Return the listing below word for word.
------------------------------------------------------------------------
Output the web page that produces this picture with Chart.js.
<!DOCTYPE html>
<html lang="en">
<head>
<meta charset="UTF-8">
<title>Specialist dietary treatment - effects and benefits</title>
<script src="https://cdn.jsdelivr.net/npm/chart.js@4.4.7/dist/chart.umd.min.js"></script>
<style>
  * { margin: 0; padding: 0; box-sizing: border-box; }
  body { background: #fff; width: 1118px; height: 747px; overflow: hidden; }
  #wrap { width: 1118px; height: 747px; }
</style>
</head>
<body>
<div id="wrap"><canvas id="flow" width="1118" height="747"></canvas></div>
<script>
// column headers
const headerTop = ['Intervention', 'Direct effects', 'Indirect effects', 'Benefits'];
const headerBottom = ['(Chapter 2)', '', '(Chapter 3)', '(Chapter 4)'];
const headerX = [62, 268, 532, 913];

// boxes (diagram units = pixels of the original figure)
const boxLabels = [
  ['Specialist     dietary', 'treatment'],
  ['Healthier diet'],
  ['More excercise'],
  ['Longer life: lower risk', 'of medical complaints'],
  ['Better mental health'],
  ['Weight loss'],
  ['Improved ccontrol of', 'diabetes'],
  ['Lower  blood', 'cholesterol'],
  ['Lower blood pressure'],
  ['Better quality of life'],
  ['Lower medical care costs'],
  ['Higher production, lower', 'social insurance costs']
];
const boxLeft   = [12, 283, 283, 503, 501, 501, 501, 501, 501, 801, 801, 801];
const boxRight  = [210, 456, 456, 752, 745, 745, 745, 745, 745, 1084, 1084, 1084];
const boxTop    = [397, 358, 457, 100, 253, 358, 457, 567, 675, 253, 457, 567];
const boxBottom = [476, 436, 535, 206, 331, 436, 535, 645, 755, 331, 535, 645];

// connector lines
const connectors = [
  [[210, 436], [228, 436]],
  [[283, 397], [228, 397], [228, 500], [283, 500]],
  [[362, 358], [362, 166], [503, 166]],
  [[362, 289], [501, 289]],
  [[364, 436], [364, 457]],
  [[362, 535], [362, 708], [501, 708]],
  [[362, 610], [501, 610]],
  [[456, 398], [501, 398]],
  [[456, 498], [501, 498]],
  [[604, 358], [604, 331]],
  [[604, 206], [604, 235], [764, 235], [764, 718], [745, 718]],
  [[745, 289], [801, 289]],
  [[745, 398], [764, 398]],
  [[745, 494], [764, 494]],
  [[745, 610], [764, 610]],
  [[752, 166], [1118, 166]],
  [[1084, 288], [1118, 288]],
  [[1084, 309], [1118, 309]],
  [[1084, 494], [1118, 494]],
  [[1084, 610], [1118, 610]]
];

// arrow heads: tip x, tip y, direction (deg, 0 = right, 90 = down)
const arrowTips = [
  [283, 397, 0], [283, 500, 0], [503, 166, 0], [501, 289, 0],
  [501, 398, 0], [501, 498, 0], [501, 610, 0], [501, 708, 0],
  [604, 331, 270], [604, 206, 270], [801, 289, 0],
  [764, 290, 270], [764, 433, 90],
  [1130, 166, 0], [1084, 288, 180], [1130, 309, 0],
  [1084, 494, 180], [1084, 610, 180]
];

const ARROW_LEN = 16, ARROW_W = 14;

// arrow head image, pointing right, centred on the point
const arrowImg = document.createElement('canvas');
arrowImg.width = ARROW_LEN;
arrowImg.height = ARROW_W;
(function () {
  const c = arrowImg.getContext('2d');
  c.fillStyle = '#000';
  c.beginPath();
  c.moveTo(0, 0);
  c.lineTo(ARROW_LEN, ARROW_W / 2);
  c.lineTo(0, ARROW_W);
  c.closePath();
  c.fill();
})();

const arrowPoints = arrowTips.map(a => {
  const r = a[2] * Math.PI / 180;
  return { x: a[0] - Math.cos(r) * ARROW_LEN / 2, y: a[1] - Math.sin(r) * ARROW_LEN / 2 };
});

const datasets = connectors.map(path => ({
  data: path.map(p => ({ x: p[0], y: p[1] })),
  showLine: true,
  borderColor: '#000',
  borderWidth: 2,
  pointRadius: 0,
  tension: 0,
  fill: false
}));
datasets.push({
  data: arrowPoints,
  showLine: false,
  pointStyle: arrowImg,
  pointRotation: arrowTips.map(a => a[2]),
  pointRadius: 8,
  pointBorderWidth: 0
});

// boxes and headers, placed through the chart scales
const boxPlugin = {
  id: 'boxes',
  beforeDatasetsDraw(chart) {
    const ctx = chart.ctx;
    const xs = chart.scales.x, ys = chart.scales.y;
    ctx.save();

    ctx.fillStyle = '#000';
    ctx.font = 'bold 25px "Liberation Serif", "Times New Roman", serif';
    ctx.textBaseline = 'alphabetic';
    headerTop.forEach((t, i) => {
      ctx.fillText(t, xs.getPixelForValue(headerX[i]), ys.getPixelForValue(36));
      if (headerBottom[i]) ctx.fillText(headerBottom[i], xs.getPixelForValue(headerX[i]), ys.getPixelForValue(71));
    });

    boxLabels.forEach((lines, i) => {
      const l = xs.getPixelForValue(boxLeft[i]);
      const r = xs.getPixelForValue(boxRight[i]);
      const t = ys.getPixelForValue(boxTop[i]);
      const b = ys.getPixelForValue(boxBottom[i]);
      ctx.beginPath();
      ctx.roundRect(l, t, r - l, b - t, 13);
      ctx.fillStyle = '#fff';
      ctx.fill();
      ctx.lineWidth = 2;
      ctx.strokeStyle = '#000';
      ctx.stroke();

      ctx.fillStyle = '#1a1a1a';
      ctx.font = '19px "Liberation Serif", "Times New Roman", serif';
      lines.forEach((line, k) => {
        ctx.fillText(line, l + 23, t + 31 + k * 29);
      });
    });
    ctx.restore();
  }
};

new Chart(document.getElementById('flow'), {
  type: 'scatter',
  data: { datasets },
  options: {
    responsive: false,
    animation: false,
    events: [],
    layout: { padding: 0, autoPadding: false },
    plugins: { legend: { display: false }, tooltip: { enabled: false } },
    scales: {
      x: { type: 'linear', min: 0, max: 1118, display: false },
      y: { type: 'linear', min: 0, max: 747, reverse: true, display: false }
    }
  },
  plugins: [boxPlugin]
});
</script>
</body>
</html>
------------------------------------------------------------------------
§ RESULT OF THIS TASK
Output the web page that produces this picture with Chart.js.
<!DOCTYPE html>
<html lang="en">
<head>
<meta charset="UTF-8">
<title>Specialist dietary treatment - effects and benefits</title>
<script src="https://cdn.jsdelivr.net/npm/chart.js@4.4.7/dist/chart.umd.min.js"></script>
<style>
  * { margin: 0; padding: 0; box-sizing: border-box; }
  body { background: #fff; width: 1118px; height: 747px; overflow: hidden; }
  #wrap { width: 1118px; height: 747px; }
</style>
</head>
<body>
<div id="wrap"><canvas id="flow" width="1118" height="747"></canvas></div>
<script>
// column headers
const headerTop = ['Intervention', 'Direct effects', 'Indirect effects', 'Benefits'];
const headerBottom = ['(Chapter 2)', '', '(Chapter 3)', '(Chapter 4)'];
const headerX = [62, 268, 532, 913];

// boxes (diagram units = pixels of the original figure)
const boxLabels = [
  ['Specialist     dietary', 'treatment'],
  ['Healthier diet'],
  ['More excercise'],
  ['Longer life: lower risk', 'of medical complaints'],
  ['Better mental health'],
  ['Weight loss'],
  ['Improved ccontrol of', 'diabetes'],
  ['Lower  blood', 'cholesterol'],
  ['Lower blood pressure'],
  ['Better quality of life'],
  ['Lower medical care costs'],
  ['Higher production, lower', 'social insurance costs']
];
const boxLeft   = [12, 283, 283, 503, 501, 501, 501, 501, 501, 801, 801, 801];
const boxRight  = [210, 456, 456, 752, 745, 745, 745, 745, 745, 1084, 1084, 1084];
const boxTop    = [397, 358, 457, 100, 253, 358, 457, 567, 675, 253, 457, 567];
const boxBottom = [476, 436, 535, 206, 331, 436, 535, 645, 755, 331, 535, 645];

// connector lines
const connectors = [
  [[210, 436], [228, 436]],
  [[283, 397], [228, 397], [228, 500], [283, 500]],
  [[362, 358], [362, 166], [503, 166]],
  [[362, 289], [501, 289]],
  [[364, 436], [364, 457]],
  [[362, 535], [362, 708], [501, 708]],
  [[362, 610], [501, 610]],
  [[456, 398], [501, 398]],
  [[456, 498], [501, 498]],
  [[604, 358], [604, 331]],
  [[604, 206], [604, 235], [764, 235], [764, 718], [745, 718]],
  [[745, 289], [801, 289]],
  [[745, 398], [764, 398]],
  [[745, 494], [764, 494]],
  [[745, 610], [764, 610]],
  [[752, 166], [1118, 166]],
  [[1084, 288], [1118, 288]],
  [[1084, 309], [1118, 309]],
  [[1084, 494], [1118, 494]],
  [[1084, 610], [1118, 610]]
];

// arrow heads: tip x, tip y, direction (deg, 0 = right, 90 = down)
const arrowTips = [
  [283, 397, 0], [283, 500, 0], [503, 166, 0], [501, 289, 0],
  [501, 398, 0], [501, 498, 0], [501, 610, 0], [501, 708, 0],
  [604, 331, 270], [604, 206, 270], [801, 289, 0],
  [764, 290, 270], [764, 433, 90],
  [1130, 166, 0], [1084, 288, 180], [1130, 309, 0],
  [1084, 494, 180], [1084, 610, 180]
];

const ARROW_LEN = 16, ARROW_W = 14;

// arrow head image, pointing right, centred on the point
const arrowImg = document.createElement('canvas');
arrowImg.width = ARROW_LEN;
arrowImg.height = ARROW_W;
(function () {
  const c = arrowImg.getContext('2d');
  c.fillStyle = '#000';
  c.beginPath();
  c.moveTo(0, 0);
  c.lineTo(ARROW_LEN, ARROW_W / 2);
  c.lineTo(0, ARROW_W);
  c.closePath();
  c.fill();
})();

const arrowPoints = arrowTips.map(a => {
  const r = a[2] * Math.PI / 180;
  return { x: a[0] - Math.cos(r) * ARROW_LEN / 2, y: a[1] - Math.sin(r) * ARROW_LEN / 2 };
});

const datasets = connectors.map(path => ({
  data: path.map(p => ({ x: p[0], y: p[1] })),
  showLine: true,
  borderColor: '#000',
  borderWidth: 2,
  pointRadius: 0,
  tension: 0,
  fill: false
}));
datasets.push({
  data: arrowPoints,
  showLine: false,
  pointStyle: arrowImg,
  pointRotation: arrowTips.map(a => a[2]),
  pointRadius: 8,
  pointBorderWidth: 0
});

// boxes and headers, placed through the chart scales
const boxPlugin = {
  id: 'boxes',
  beforeDatasetsDraw(chart) {
    const ctx = chart.ctx;
    const xs = chart.scales.x, ys = chart.scales.y;
    ctx.save();

    ctx.fillStyle = '#000';
    ctx.font = 'bold 25px "Liberation Serif", "Times New Roman", serif';
    ctx.textBaseline = 'alphabetic';
    headerTop.forEach((t, i) => {
      ctx.fillText(t, xs.getPixelForValue(headerX[i]), ys.getPixelForValue(36));
      if (headerBottom[i]) ctx.fillText(headerBottom[i], xs.getPixelForValue(headerX[i]), ys.getPixelForValue(71));
    });

    boxLabels.forEach((lines, i) => {
      const l = xs.getPixelForValue(boxLeft[i]);
      const r = xs.getPixelForValue(boxRight[i]);
      const t = ys.getPixelForValue(boxTop[i]);
      const b = ys.getPixelForValue(boxBottom[i]);
      ctx.beginPath();
      ctx.roundRect(l, t, r - l, b - t, 13);
      ctx.fillStyle = '#fff';
      ctx.fill();
      ctx.lineWidth = 2;
      ctx.strokeStyle = '#000';
      ctx.stroke();

      ctx.fillStyle = '#1a1a1a';
      ctx.font = '19px "Liberation Serif", "Times New Roman", serif';
      lines.forEach((line, k) => {
        ctx.fillText(line, l + 23, t + 31 + k * 29);
      });
    });
    ctx.restore();
  }
};

new Chart(document.getElementById('flow'), {
  type: 'scatter',
  data: { datasets },
  options: {
    responsive: false,
    animation: false,
    events: [],
    layout: { padding: 0, autoPadding: false },
    plugins: { legend: { display: false }, tooltip: { enabled: false } },
    scales: {
      x: { type: 'linear', min: 0, max: 1118, display: false },
      y: { type: 'linear', min: 0, max: 747, reverse: true, display: false }
    }
  },
  plugins: [boxPlugin]
});
</script>
</body>
</html>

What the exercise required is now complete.